Rag paper is made from cotton or linen rags, processed to yield long, strong cellulose fibres with minimal lignin. Rag paper has been the dominant writing-paper substrate from the European hand-papermaking tradition (established roughly 13th century) through the mid-19th century, and it remains the standard for high-quality archival paper, banknotes, security documents, and currency to the present. A document purportedly from before 1850 that uses wood-pulp paper is therefore anachronistic: wood-pulp paper was not commercially available until the 1870s.
Wood-pulp paper, produced by chemical (sulphate/kraft) or mechanical (groundwood) pulping of timber, became the dominant paper substrate globally from approximately 1870 onward. Groundwood paper contains significant residual lignin, which degrades under light and oxygen exposure to produce yellowing and brittleness over years to decades (the familiar yellowing of newsprint). Kraft (sulphate-process) wood-pulp paper removes more lignin and produces a more stable white paper, which is the standard for modern writing and printing papers. The specific fibre morphology (length, diameter, surface texture) of wood-pulp fibres differs from rag fibres under transmitted light microscopy: wood fibres are shorter, more uniform in width, and show less surface detail than cotton fibres with their characteristic twisted ribbon morphology.
Synthetic fibres (polyester, polypropylene) appear in specialised papers introduced from approximately the 1970s onward: security papers, synthetic writing substrates (Duratrans, Teslin, Yupo), and waterproof papers used for outdoor documents.
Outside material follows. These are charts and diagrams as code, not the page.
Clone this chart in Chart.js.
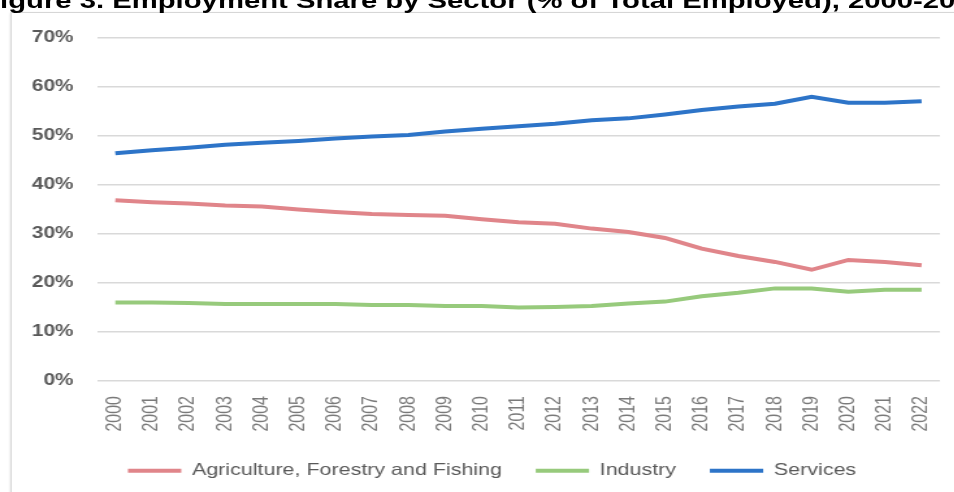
<!DOCTYPE html>
<html>
<head>
<meta charset="utf-8">
<title>Employment Share by Sector</title>
<script src="https://cdn.jsdelivr.net/npm/chart.js@4.4.1/dist/chart.umd.min.js"></script>
<style>
  html, body {
    margin: 0;
    width: 954px;
    height: 492px;
    overflow: hidden;
    background: #fff;
  }
  /* the whole figure is laid out narrow and widened sideways */
  #stage {
    position: absolute;
    left: 0;
    top: 0;
    width: 734px;
    height: 492px;
    transform: scaleX(1.3);
    transform-origin: 0 0;
  }
  #frame {
    position: absolute;
    left: 8px;
    top: 12px;
    width: 800px;
    height: 600px;
    border: 1px solid #d6d6d6;
    box-shadow: 0 1px 2px rgba(0, 0, 0, 0.12);
  }
  #title {
    position: absolute;
    left: -13.7px;
    top: -10px;
    white-space: nowrap;
    font-family: "Liberation Sans", Arial, sans-serif;
    font-weight: bold;
    font-size: 22.5px;
    line-height: 1;
    color: #000;
  }
  #chart {
    position: absolute;
    left: 0;
    top: 0;
  }
</style>
</head>
<body>
<div id="stage">
  <div id="frame"></div>
  <div id="title">Figure 3. Employment Share by Sector (% of Total Employed), 2000-2022</div>
  <canvas id="chart" width="734" height="492"></canvas>
</div>

<script>
// years on the x axis
const years = ['2000', '2001', '2002', '2003', '2004', '2005', '2006', '2007', '2008', '2009', '2010',
  '2011', '2012', '2013', '2014', '2015', '2016', '2017', '2018', '2019', '2020', '2021', '2022'];

// share of total employed, in percent
const agriculture = [36.9, 36.5, 36.2, 35.8, 35.6, 35.0, 34.5, 34.1, 33.9, 33.7, 33.0, 32.4,
  32.1, 31.1, 30.4, 29.2, 27.0, 25.5, 24.3, 22.7, 24.7, 24.3, 23.6];
const industry = [16.0, 16.0, 15.9, 15.7, 15.7, 15.7, 15.7, 15.5, 15.5, 15.3, 15.3, 15.0,
  15.1, 15.3, 15.8, 16.2, 17.3, 18.0, 18.9, 18.9, 18.2, 18.6, 18.6];
const services = [46.5, 47.1, 47.6, 48.2, 48.6, 49.0, 49.5, 49.9, 50.2, 50.9, 51.5, 52.0,
  52.5, 53.2, 53.6, 54.4, 55.3, 56.0, 56.6, 58.0, 56.8, 56.8, 57.1];

// labels for the y axis, one per 10%
const yTickLabels = ['0%', '10%', '20%', '30%', '40%', '50%', '60%', '70%'];

const fontFamily = '"Liberation Sans", Arial, sans-serif';

function makeLine(label, values, color) {
  return {
    label: label,
    data: values,
    borderColor: color,
    backgroundColor: color,
    borderWidth: 4,
    pointRadius: 0,
    tension: 0,
    fill: false
  };
}

// nudge the legend a bit to the right of the canvas centre
const legendShift = {
  id: 'legendShift',
  afterLayout: function (chart) {
    chart.legend.left += 17;
    chart.legend.right += 17;
  }
};

const ctx = document.getElementById('chart').getContext('2d');

new Chart(ctx, {
  type: 'line',
  data: {
    labels: years,
    datasets: [
      makeLine('Agriculture, Forestry and Fishing', agriculture, '#e0858a'),
      makeLine('Industry', industry, '#97ca7c'),
      makeLine('Services', services, '#2d74c8')
    ]
  },
  plugins: [legendShift],
  options: {
    responsive: false,
    animation: false,
    devicePixelRatio: 1,
    layout: {
      padding: { top: 38, right: 11, bottom: 3, left: 0 }
    },
    plugins: {
      title: { display: false },
      tooltip: { enabled: false },
      legend: {
        position: 'bottom',
        labels: {
          usePointStyle: true,
          pointStyle: 'line',
          pointStyleWidth: 41,
          padding: 26,
          color: '#595959',
          font: { family: fontFamily, size: 16.5 }
        }
      }
    },
    scales: {
      x: {
        offset: true,
        grid: { display: false, drawTicks: false },
        border: { display: false },
        ticks: {
          minRotation: 90,
          maxRotation: 90,
          autoSkip: false,
          padding: 15,
          color: '#7a7a7a',
          font: { family: fontFamily, size: 16 }
        },
        // fixed height so the plot ends where the axis labels start
        afterFit: function (scale) {
          scale.height = 55.5;
          scale.paddingLeft = 0;
          scale.paddingRight = 0;
        }
      },
      y: {
        min: 0,
        max: 70,
        grid: { color: '#d9d9d9', lineWidth: 1.5, drawTicks: false },
        border: { display: false },
        ticks: {
          stepSize: 10,
          padding: 18,
          color: '#595959',
          font: { family: fontFamily, size: 16, weight: 'bold' },
          callback: function (value) {
            return yTickLabels[Math.round(value / 10)];
          }
        },
        afterFit: function (scale) {
          scale.width = 74.6;
        }
      }
    }
  }
});
</script>
</body>
</html>
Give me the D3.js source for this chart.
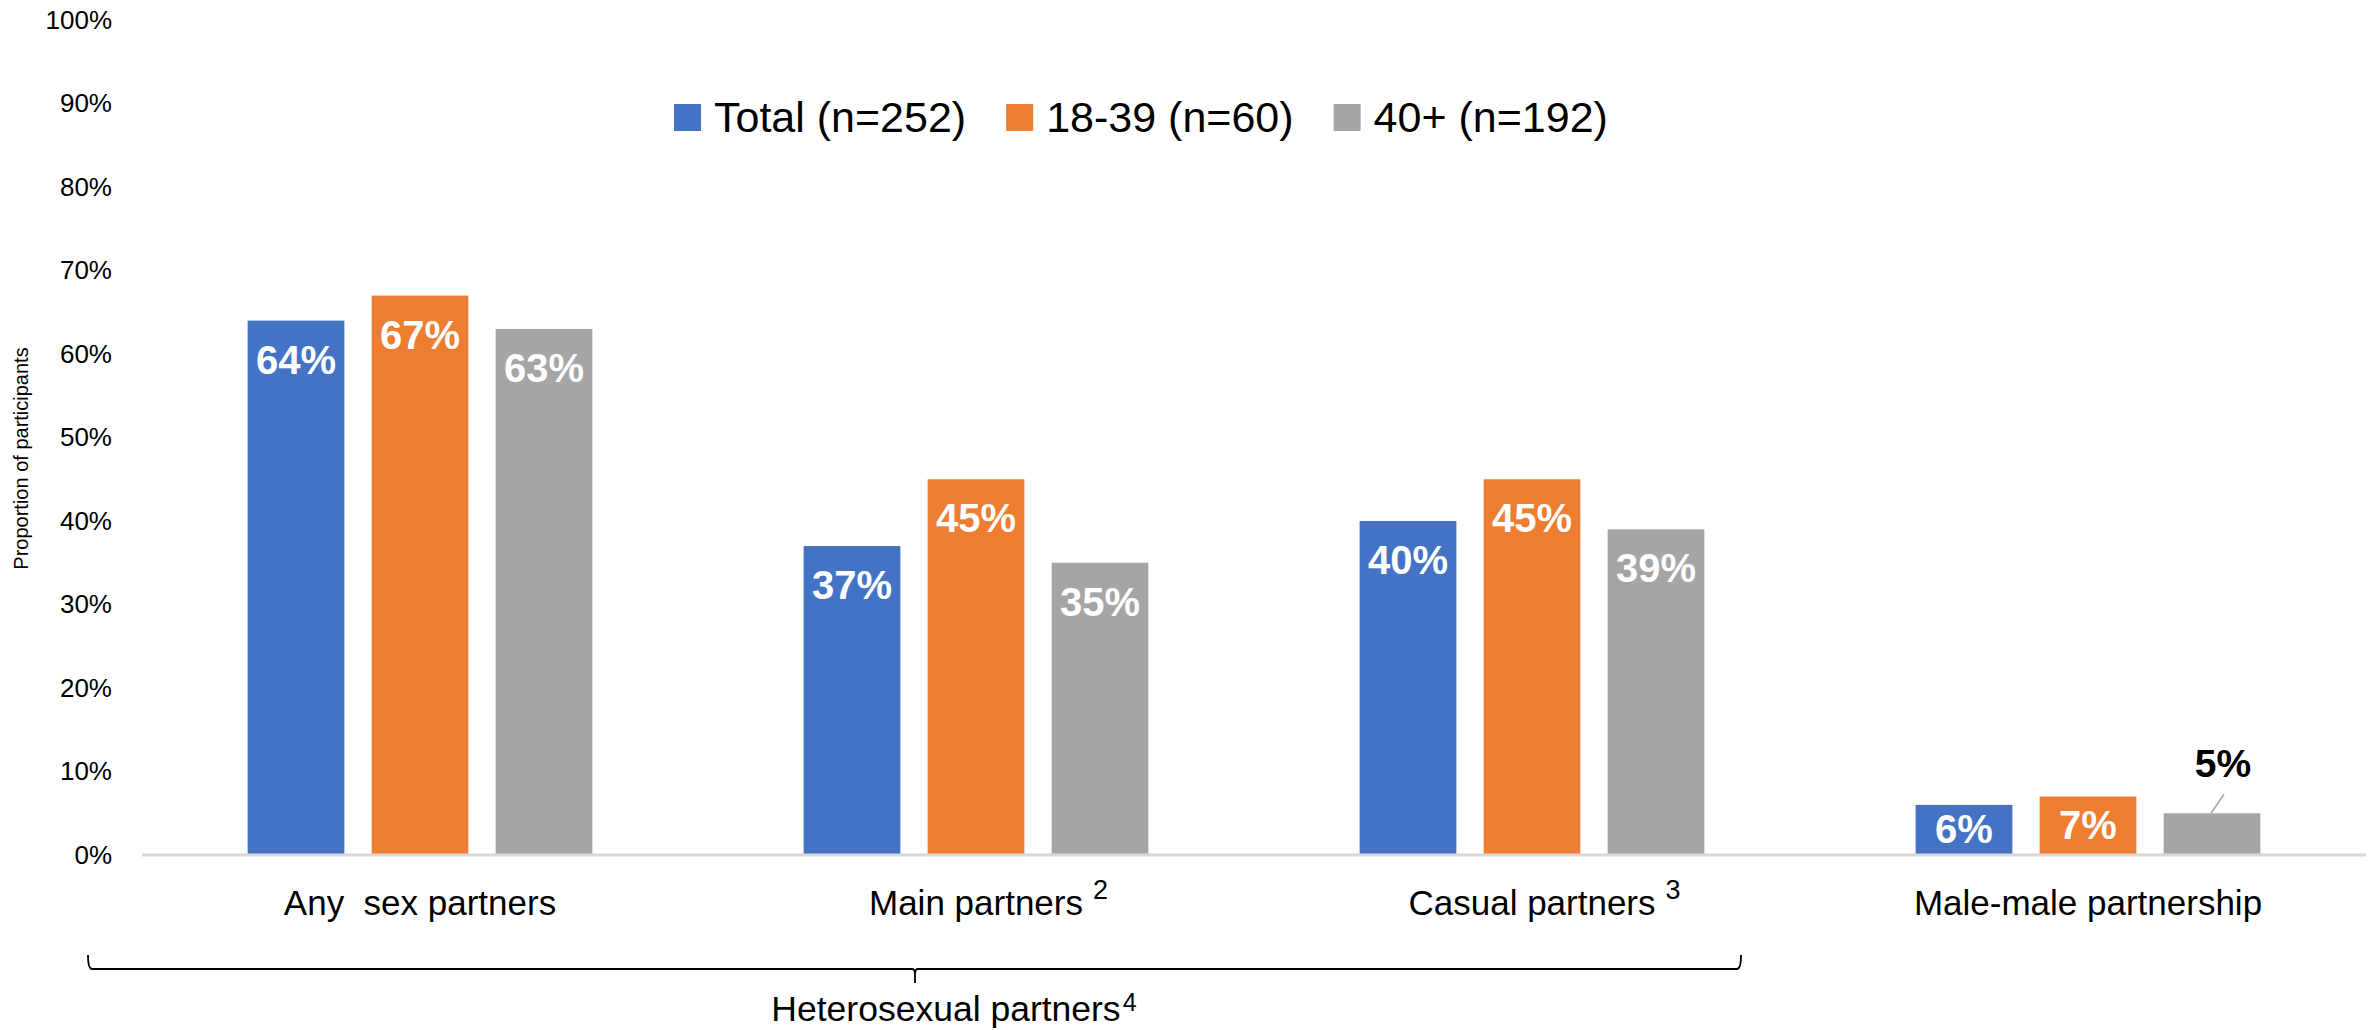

Identifying a synthetic fibre component in a paper purportedly from before 1970 is an anachronism.
The forensic procedure for fibre analysis is transmitted-light microscopy on a macerated paper sample: a small square of paper is macerated in water, dispersed on a glass slide, stained with Herzberg stain or Graff C stain (both differential stains for cellulose and lignin), and examined under a polarised light microscope. Rag fibres stain differently from wood fibres; the degree of lignin preservation distinguishes kraft from groundwood. In the UK, the British Standards Institute (BSI) BS EN 15886 provides a validated method; TAPPI standard T 401 and ISO 9184 provide equivalent international methods.
The watermark is the manufacturer's own authentication mark, and it speaks to a date range whether or not the manufacturer intended it to.
A watermark is formed during paper manufacture by a design element on the papermaking mesh (in hand papermaking) or the dandy roll (in machine papermaking) that thins the paper at the design location, making it more translucent than the surrounding sheet. Observed under transmitted light (holding the document against a light source), the watermark design is visible as a lighter pattern against the denser paper background.
The forensic value of a watermark is primarily in the manufacturing-window question: when was a paper with this specific watermark design available? Paper manufacturers register watermark designs and change them when they reformulate their product line, update their branding, or adjust the paper grade. The Watermark Archive (a database maintained by the International Association of Paper Historians) and manufacturer records allow an examiner to determine when a specific watermark was in production. If a document claims to have been prepared in 1990 but its watermark design was not introduced by the manufacturer until 1997, the paper itself provides an anachronism.
Beyond the watermark design, several other features of machine-made paper carry dating information. The wire pattern (chain lines and laid lines in hand papermaking; a mechanical mesh imprint in machine-made papers) reflects the manufacturing technology of the era. Post-1945 papers generally show the fine parallel wire pattern of Fourdrinier and cylinder-mould machines in widespread use; papers from the 1800s show the coarser, more variable wire patterns of earlier hand-moulds or early mechanical mills.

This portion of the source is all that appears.